### Data extract

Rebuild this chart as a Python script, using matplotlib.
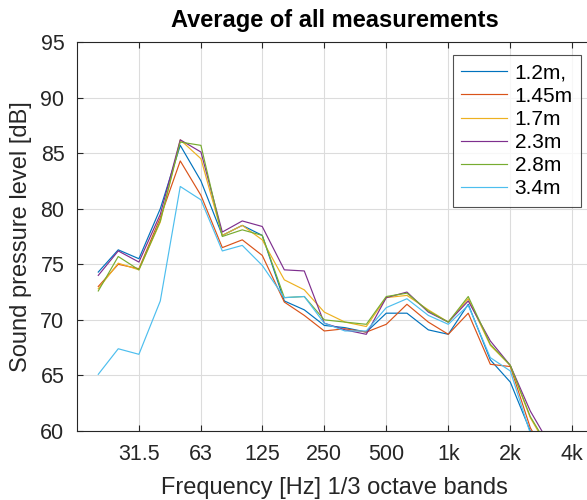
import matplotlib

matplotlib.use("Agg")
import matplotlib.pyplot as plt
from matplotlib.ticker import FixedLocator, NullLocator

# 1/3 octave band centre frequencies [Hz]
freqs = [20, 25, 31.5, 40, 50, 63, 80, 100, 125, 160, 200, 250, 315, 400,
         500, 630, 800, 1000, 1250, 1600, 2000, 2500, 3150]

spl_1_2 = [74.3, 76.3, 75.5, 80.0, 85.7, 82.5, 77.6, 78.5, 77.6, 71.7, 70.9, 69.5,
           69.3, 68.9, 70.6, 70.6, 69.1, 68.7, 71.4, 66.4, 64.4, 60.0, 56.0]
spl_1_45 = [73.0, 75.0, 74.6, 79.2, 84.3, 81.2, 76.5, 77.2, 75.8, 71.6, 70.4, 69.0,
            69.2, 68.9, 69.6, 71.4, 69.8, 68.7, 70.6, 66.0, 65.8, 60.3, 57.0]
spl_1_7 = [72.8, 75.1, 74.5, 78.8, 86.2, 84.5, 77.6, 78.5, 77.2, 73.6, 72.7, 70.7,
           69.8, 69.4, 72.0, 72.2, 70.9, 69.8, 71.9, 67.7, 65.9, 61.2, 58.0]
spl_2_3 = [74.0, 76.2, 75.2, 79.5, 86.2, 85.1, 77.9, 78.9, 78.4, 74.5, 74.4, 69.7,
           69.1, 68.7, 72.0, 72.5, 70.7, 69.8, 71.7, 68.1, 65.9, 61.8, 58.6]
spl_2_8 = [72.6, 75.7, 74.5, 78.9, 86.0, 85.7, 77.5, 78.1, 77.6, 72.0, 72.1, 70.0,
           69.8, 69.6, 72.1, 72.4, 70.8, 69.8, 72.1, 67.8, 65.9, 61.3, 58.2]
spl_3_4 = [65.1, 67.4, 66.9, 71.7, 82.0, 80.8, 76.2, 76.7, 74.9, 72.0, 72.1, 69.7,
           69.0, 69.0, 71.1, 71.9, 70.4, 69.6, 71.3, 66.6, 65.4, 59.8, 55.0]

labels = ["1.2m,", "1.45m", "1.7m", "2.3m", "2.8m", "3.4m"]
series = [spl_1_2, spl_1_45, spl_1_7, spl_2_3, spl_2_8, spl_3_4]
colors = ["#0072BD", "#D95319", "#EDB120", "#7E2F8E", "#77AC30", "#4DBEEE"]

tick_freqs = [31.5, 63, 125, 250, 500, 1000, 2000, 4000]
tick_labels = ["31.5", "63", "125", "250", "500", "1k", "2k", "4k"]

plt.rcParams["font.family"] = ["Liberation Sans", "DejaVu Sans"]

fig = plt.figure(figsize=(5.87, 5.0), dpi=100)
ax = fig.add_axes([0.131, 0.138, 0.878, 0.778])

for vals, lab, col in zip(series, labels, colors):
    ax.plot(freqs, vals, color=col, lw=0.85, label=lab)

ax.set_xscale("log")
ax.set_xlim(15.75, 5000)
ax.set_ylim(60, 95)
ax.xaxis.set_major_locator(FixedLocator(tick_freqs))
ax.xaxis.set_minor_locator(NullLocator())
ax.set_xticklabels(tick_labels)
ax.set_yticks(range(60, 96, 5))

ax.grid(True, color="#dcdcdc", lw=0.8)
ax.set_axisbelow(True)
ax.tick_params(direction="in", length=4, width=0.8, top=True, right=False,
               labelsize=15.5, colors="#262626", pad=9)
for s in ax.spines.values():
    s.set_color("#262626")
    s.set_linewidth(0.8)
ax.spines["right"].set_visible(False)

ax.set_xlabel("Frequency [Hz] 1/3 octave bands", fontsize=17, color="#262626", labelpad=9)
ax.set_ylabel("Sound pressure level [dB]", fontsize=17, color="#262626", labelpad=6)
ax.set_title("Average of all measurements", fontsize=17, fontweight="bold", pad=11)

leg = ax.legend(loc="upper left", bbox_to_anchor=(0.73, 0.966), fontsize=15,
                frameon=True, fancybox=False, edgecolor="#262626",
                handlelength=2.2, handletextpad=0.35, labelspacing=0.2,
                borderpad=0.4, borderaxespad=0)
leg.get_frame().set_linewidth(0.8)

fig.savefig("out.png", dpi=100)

### What you should do
Return, unchanged, the lines from the first line of the material through the line that holds "500, 630, 800, 1000, 1250, 1600, 2000, 2500, 3150]", inclusive, omitting pictures.

### Answer below
Rebuild this chart as a Python script, using matplotlib.
import matplotlib

matplotlib.use("Agg")
import matplotlib.pyplot as plt
from matplotlib.ticker import FixedLocator, NullLocator

# 1/3 octave band centre frequencies [Hz]
freqs = [20, 25, 31.5, 40, 50, 63, 80, 100, 125, 160, 200, 250, 315, 400,
         500, 630, 800, 1000, 1250, 1600, 2000, 2500, 3150]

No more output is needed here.